Ja, Musik war schon immer ein fester Bestandteil meines Lebens und ich habe auch oft Dinge, die ich erlebt hatte und die mich beschäftigt haben, in meine Lieder aufgenommen. Musik hilft einem auf jeden Fall, wenn man aufgewühlt ist. Ich glaube, dass man dann seinen Bezug zu den Gefühlen findet und sich etwas regulieren kann – Kinder wie Erwachsene.
Welches Lied auf ihrem Album mögen Sie am liebsten?

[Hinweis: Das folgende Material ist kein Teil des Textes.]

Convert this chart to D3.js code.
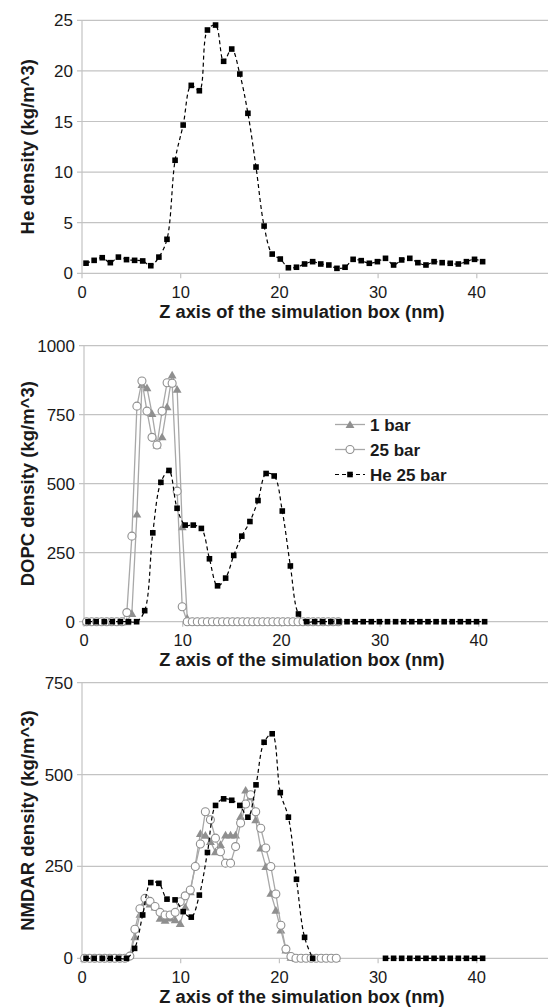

Mein Lieblingslied ist «Rückenwind». Es kommt ganz zum Schluss und fasst zusammen, was ich den Kindern auf ihren Weg mitgeben möchte: Ich wünsche mir für sie, dass sie hinter sich immer einen Antrieb und ein Auffangnetz haben. Sie sollen neugierig sein dürfen und Dinge ausprobieren und dabei wissen, dass sie jemand auffängt, wenn sie einen Fehler machen.

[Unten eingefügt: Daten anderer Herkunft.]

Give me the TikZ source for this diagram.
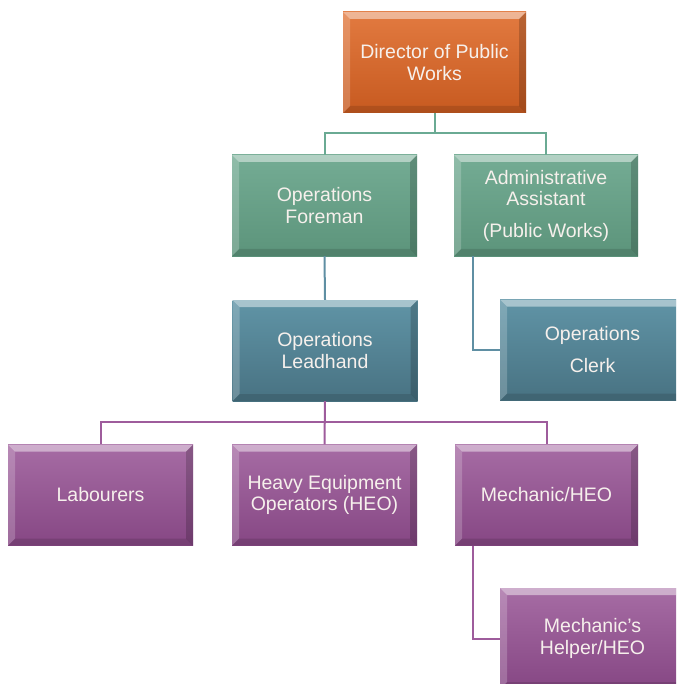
\documentclass[tikz,border=0pt]{standalone}
\usepackage{fontspec}
\setmainfont{Liberation Sans}
\definecolor{orT}{HTML}{E27A40}
\definecolor{orB}{HTML}{C75A20}
\definecolor{grT}{HTML}{74AC94}
\definecolor{grB}{HTML}{5C947B}
\definecolor{blT}{HTML}{6094A6}
\definecolor{blB}{HTML}{487282}
\definecolor{puT}{HTML}{A66CA4}
\definecolor{puB}{HTML}{864784}
\definecolor{txt}{HTML}{F6F0EC}
\definecolor{gln}{HTML}{6AAA93}
\definecolor{bln}{HTML}{5F8FA3}
\definecolor{pln}{HTML}{9E5C9C}
\tikzset{
  bevel/.style={path picture={
    \def\bb{path picture bounding box}
    \fill[white,opacity=0.45] (\bb.north west) -- (\bb.north east) -- ([shift={(-7pt,-7pt)}]\bb.north east) -- ([shift={(7pt,-7pt)}]\bb.north west) -- cycle;
    \fill[white,opacity=0.2] (\bb.north west) -- ([shift={(7pt,-7pt)}]\bb.north west) -- ([shift={(7pt,7pt)}]\bb.south west) -- (\bb.south west) -- cycle;
    \fill[black,opacity=0.18] (\bb.north east) -- ([shift={(-7pt,-7pt)}]\bb.north east) -- ([shift={(-7pt,7pt)}]\bb.south east) -- (\bb.south east) -- cycle;
    \fill[black,opacity=0.12] (\bb.south west) -- ([shift={(7pt,7pt)}]\bb.south west) -- ([shift={(-7pt,7pt)}]\bb.south east) -- (\bb.south east) -- cycle;
  }},
  box/.style={bevel, minimum width=185pt, minimum height=101pt, inner sep=0pt,
    text=txt, align=center, font=\fontsize{19.5}{21.5}\selectfont},
  orbox/.style={box, top color=orT, bottom color=orB},
  grbox/.style={box, top color=grT, bottom color=grB},
  blbox/.style={box, top color=blT, bottom color=blB},
  pubox/.style={box, top color=puT, bottom color=puB},
  conn/.style={line width=2pt},
  gline/.style={conn, draw=gln},
  bline/.style={conn, draw=bln},
  pline/.style={conn, draw=pln},
}
\begin{document}
\begin{tikzpicture}[x=1pt,y=-1pt]
\useasboundingbox (0,0) rectangle (676,684);
\clip (0,0) rectangle (676,684);
\node[orbox, minimum width=183pt] (dir) at (434.5,62.5) {Director of Public\\Works};
\node[grbox] (fore) at (324.5,205.5) {Operations\\Foreman};
\node[grbox, minimum width=184pt] (adm) at (546,205.5) {Administrative\\Assistant\\[10pt](Public Works)};
\node[blbox] (lead) at (325,350.5) {Operations\\Leadhand};
\node[blbox, font=\fontsize{19.5}{32}\selectfont] (clerk) at (592.5,350) {Operations\\Clerk};
\node[pubox] (lab) at (100.5,495) {Labourers};
\node[pubox] (heo) at (324.5,495) {Heavy Equipment\\Operators (HEO)};
\node[pubox, minimum width=183pt] (mech) at (546.5,495) {Mechanic/HEO};
\node[pubox] (help) at (592.5,638.5) {Mechanic's\\Helper/HEO};
\draw[gline] (dir.south) -- ++(0,20) -| (fore.north);
\draw[gline] (dir.south) -- ++(0,20) -| (adm.north);
\draw[bline] (fore.south) -- (lead.north);
\draw[bline] ([xshift=-73pt]adm.south) |- (clerk.west);
\draw[pline] (lead.south) -- ++(0,21) -| (lab.north);
\draw[pline] (lead.south) -- (heo.north);
\draw[pline] (lead.south) -- ++(0,21) -| (mech.north);
\draw[pline] ([xshift=-73.5pt]mech.south) |- (help.west);
\end{tikzpicture}
\end{document}
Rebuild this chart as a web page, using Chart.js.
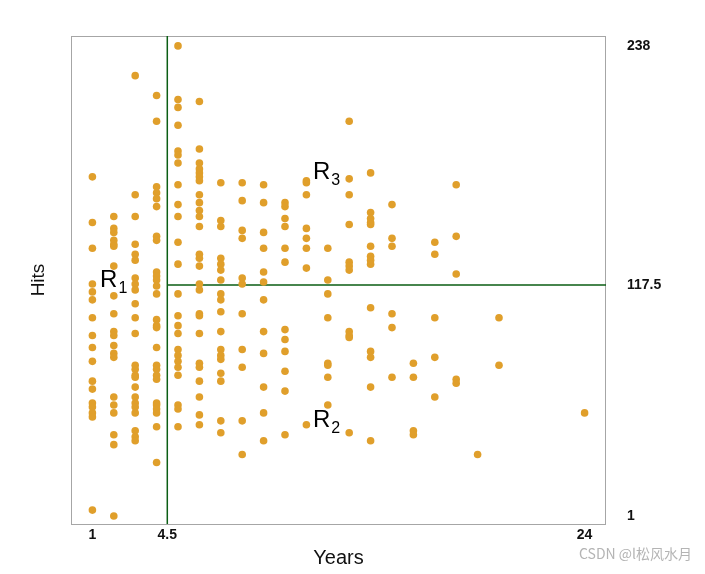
<!DOCTYPE html>
<html>
<head>
<meta charset="utf-8">
<script src="https://cdn.jsdelivr.net/npm/chart.js@4"></script>
<style>
  html, body { margin: 0; padding: 0; background: #fff; }
  #wrap { width: 705px; height: 574px; }
</style>
</head>
<body>
<div id="wrap"><canvas id="tree"></canvas></div>
<script>
// Hitters: hits per player, grouped by years in the majors
const hitsYear1 = [172, 149, 136, 118, 114, 110, 101, 92, 86, 79, 69, 65, 58, 56, 53, 51, 4];
const hitsYear2 = [152, 146, 144, 140, 138, 137, 127, 112, 103, 94, 92, 87, 83, 81, 61, 57, 53, 42, 37, 1];
const hitsYear3 = [223, 163, 152, 138, 133, 130, 121, 118, 115, 108, 101, 93, 77, 75, 72, 71, 66, 61, 58, 56, 53, 44, 41, 39];
const hitsYear4 = [213, 200, 167, 164, 161, 157, 142, 140, 124, 122, 120, 117, 113, 100, 97, 96, 86, 77, 75, 72, 70, 58, 57, 55, 53, 46, 28];
const hitsYear5 = [238, 211, 207, 198, 185, 183, 179, 168, 158, 152, 139, 128, 113, 102, 97, 93, 85, 82, 79, 76, 72, 57, 55, 46];
const hitsYear6 = [210, 186, 179, 176, 174, 172, 170, 163, 159, 155, 152, 147, 133, 131, 127, 118, 115, 103, 102, 93, 78, 76, 69, 61, 52, 47];
const hitsYear7 = [169, 150, 147, 131, 128, 125, 120, 113, 110, 104, 94, 85, 82, 80, 73, 69, 49, 43];
const hitsYear8 = [169, 160, 145, 141, 121, 118, 103, 85, 76, 49, 32];
const hitsYear9 = [168, 159, 144, 136, 124, 119, 110, 94, 83, 66, 53, 39];
const hitsYear10 = [159, 157, 151, 147, 136, 129, 95, 90, 84, 74, 64, 42];
const hitsYear11 = [170, 169, 163, 146, 141, 136, 126, 47];
const hitsYear12 = [136, 120, 113, 101, 78, 77, 71, 57];
const hitsYear13 = [200, 171, 163, 148, 129, 127, 125, 94, 92, 91, 43];
const hitsYear14 = [174, 154, 151, 149, 148, 137, 132, 130, 128, 106, 84, 81, 66, 39];
const hitsYear15 = [158, 141, 137, 103, 96, 71];
const hitsYear16 = [78, 71, 44, 42];
const hitsYear17 = [139, 133, 101, 81, 61];
const hitsYear18 = [168, 142, 123, 70, 68];
const hitsYear19 = [32];
const hitsYear20 = [101, 77];
const hitsYear24 = [53];

const years = [1, 2, 3, 4, 5, 6, 7, 8, 9, 10, 11, 12, 13, 14, 15, 16, 17, 18, 19, 20, 24];
const hitsByYear = [hitsYear1, hitsYear2, hitsYear3, hitsYear4, hitsYear5, hitsYear6, hitsYear7,
  hitsYear8, hitsYear9, hitsYear10, hitsYear11, hitsYear12, hitsYear13, hitsYear14, hitsYear15,
  hitsYear16, hitsYear17, hitsYear18, hitsYear19, hitsYear20, hitsYear24];

// tree splits and tick labels
const yearsSplit = 4.5;
const hitsSplit = 117.5;
const xTicks = [1, 4.5, 24];
const yTicks = [1, 117.5, 238];

// region labels: [name, subscript, years, hits] (text anchor, left/baseline)
const regionLabels = [
  ['R', '1', 1.36, 116.5],
  ['R', '2', 11.31, 45.9],
  ['R', '3', 11.31, 170.9]
];

const points = [];
years.forEach((yr, i) => hitsByYear[i].forEach(h => points.push({ x: yr, y: h })));

const FONT = "'Liberation Sans', Arial, Helvetica, sans-serif";
const GREEN = '#0b5e14';

const treePlugin = {
  id: 'treePlugin',
  beforeDatasetsDraw(chart) {
    const { ctx, chartArea: a, scales: { x, y } } = chart;
    ctx.save();
    ctx.strokeStyle = '#a6a6a6';
    ctx.lineWidth = 1;
    ctx.strokeRect(a.left + 0.5, a.top + 0.5, a.right - a.left - 1, a.bottom - a.top);
    ctx.strokeStyle = GREEN;
    ctx.lineWidth = 1.5;
    const vx = x.getPixelForValue(yearsSplit);
    const hy = y.getPixelForValue(hitsSplit);
    ctx.beginPath();
    ctx.moveTo(vx, a.top);
    ctx.lineTo(vx, a.bottom);
    ctx.moveTo(vx, hy);
    ctx.lineTo(a.right, hy);
    ctx.stroke();
    ctx.restore();
  },
  afterDatasetsDraw(chart) {
    const { ctx, scales: { x, y } } = chart;
    ctx.save();
    ctx.fillStyle = '#000';
    ctx.textBaseline = 'alphabetic';
    ctx.textAlign = 'left';
    regionLabels.forEach(([r, sub, yr, h]) => {
      const px = x.getPixelForValue(yr);
      const py = y.getPixelForValue(h);
      ctx.font = '24px ' + FONT;
      ctx.fillText(r, px, py);
      const w = ctx.measureText(r).width;
      ctx.font = '16px ' + FONT;
      ctx.fillText(sub, px + w + 1, py + 6);
    });
    ctx.font = "14px 'Noto Sans CJK SC', 'Noto Sans', sans-serif";
    ctx.fillStyle = '#b4b4b4';
    ctx.textAlign = 'right';
    ctx.fillText('CSDN @l松风水月', 692, 559);
    ctx.restore();
  }
};

new Chart(document.getElementById('tree'), {
  type: 'scatter',
  data: {
    datasets: [{
      data: points,
      backgroundColor: '#e09f2b',
      borderWidth: 0,
      pointRadius: 3.8,
      pointHoverRadius: 3.8
    }]
  },
  options: {
    responsive: true,
    maintainAspectRatio: false,
    animation: false,
    layout: { padding: { top: 36, left: 0, right: 0, bottom: 0 } },
    plugins: { legend: { display: false }, tooltip: { enabled: false } },
    scales: {
      x: {
        type: 'linear',
        min: 0,
        max: 25,
        afterBuildTicks: s => { s.ticks = xTicks.map(v => ({ value: v })); },
        afterFit: s => { s.height = 50; },
        grid: { display: false, drawTicks: false },
        border: { display: false },
        ticks: {
          padding: 3,
          color: '#111',
          font: { size: 14, weight: 'bold', family: FONT },
          callback: v => String(v),
          autoSkip: false,
          maxRotation: 0
        },
        title: {
          display: true,
          text: 'Years',
          color: '#111',
          font: { size: 20, family: FONT },
          padding: { top: 0, bottom: 4 }
        }
      },
      y: {
        type: 'linear',
        position: 'right',
        min: -3,
        max: 243,
        afterBuildTicks: s => { s.ticks = yTicks.map(v => ({ value: v })); },
        afterFit: s => { s.width = 99; },
        grid: { display: false, drawTicks: false },
        border: { display: false },
        ticks: {
          padding: 21,
          color: '#111',
          font: { size: 14, weight: 'bold', family: FONT },
          callback: v => String(v),
          autoSkip: false
        }
      },
      yl: {
        type: 'linear',
        position: 'left',
        afterFit: s => { s.width = 71; },
        grid: { display: false, drawTicks: false },
        border: { display: false },
        ticks: { display: false },
        title: {
          display: true,
          text: 'Hits',
          color: '#111',
          font: { size: 19, family: FONT },
          padding: { top: 27, bottom: 0 }
        }
      }
    }
  },
  plugins: [treePlugin]
});
</script>
</body>
</html>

Was haben Sie nun für Pläne? Beinhalten diese noch mehr Musik?
Ich bin erst einmal gespannt, wie die Reaktionen sind und wer das Album überhaupt hört. Ich habe nämlich auch schon Rückmeldungen von Erwachsenen bekommen – vielleicht hören es gar nicht nur Kinder? Und dann hoffe ich, dass man die Lieder vielleicht auch in Schulen oder Therapiesitzungen verwenden kann, um Gespräche über Gefühle anzustossen. Weitere Musik würde ich dann von den Reaktionen abhängig machen, aber dieses Jahr ist, glaube ich mal, ziemlich voll.
Was ist für Sie die Rolle der Frau in der heutigen Gesellschaft?

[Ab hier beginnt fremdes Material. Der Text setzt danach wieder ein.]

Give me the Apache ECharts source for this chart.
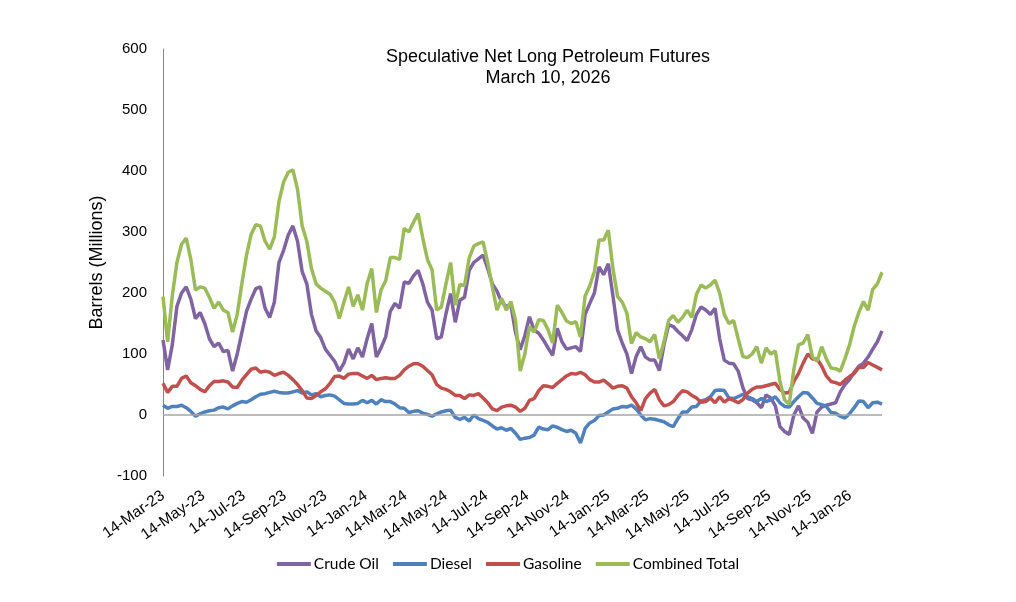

Ich finde, das Schöne heutzutage ist, dass man als Frau noch nie so frei selber wählen konnte, was für eine Rolle man haben möchte und auch wie man diese ausfüllt. Das ist eine riesige Chance, für die ich sehr dankbar bin. Ich wünsche mir, dass wir diese Gelegenheit nützen und gegenseitig so tolerant sind, dass sich jede Person in ihrer Individualität und in ihren Entscheidungen wertgeschätzt und akzeptiert fühlt.
Gibt es etwas, was Sie anderen Frauen sagen möchten?
Etwas, das ich für mich selber gelernt habe: Es ist unglaublich wertvoll, wenn man sich Zeit nimmt herauszufinden, was die eigenen Stärken und Werte sind – und dafür Raum schafft. Man kann das Leben ein Stück weit selber so gestalten, dass das Platz hat, was man gut kann und was einem wichtig ist. Das braucht Mut und Ausdauer. Aber ich glaube, wenn du etwas findest, was dich genug begeistert, dann schaffst du es auch, etwas zu bewegen.